Users, by which we mean citizens, partners, clients and customers, have a right to know what is going on with their data.  Ideally documentation should be provided in a clear, easy to understand format, reformatted for the specific audience group that it is addressing i.e. likely level of technical knowledge, relationship to the data (customer, service owner etc.).

The reality

The current norm is over-complicated and over-long reports filled with legal statements about the purpose of the services, the data that they work with, and jargon-filled descriptions of the processes.  This leads most people to rely on the management summary without checking whether the conclusions in the summary are actually consistent with the data given, making it easy to bury important information about problems within the body of the report. 

The way forward

is to have the creativity to find solutions for complex constraints and to write about them in a way that makes them easy to understand.

For example, you could create a simple diagram which shows which organisations are involved in a certain service.  The ITIL methodology, with which some of you may be familiar, shows simple diagrams from a bird’s eye view.  If you want to know the details, you dive down into the subprocesses and continue down through the levels until you arrive at the basic work item.

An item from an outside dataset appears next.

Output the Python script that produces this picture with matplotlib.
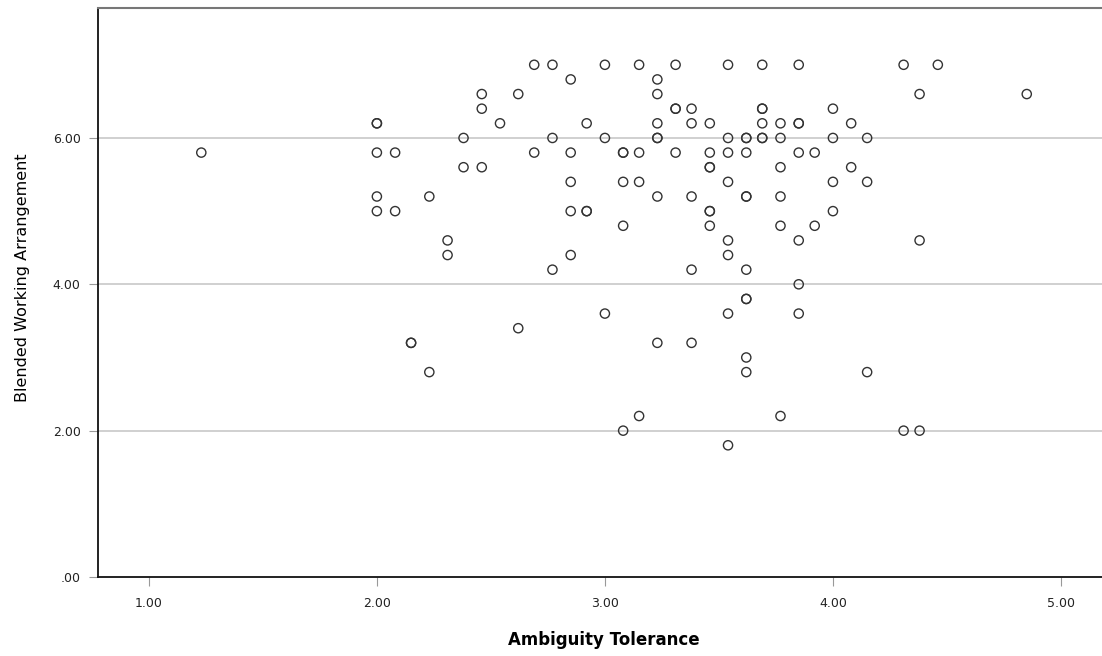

When applying this to the question of security, you could easily

  • highlight a particular stamp of the website showing the date of the last external penetration test. 
  • publish the process by which consumer requests are handled internally
  • estimate an overall security barometer for infrastructures based on the degree of compliance to the CIS benchmarks.

When you start to look for ways to be transparent, there are lots of other creative solutions available.  Why don’t we all start trying to find them and put them to use!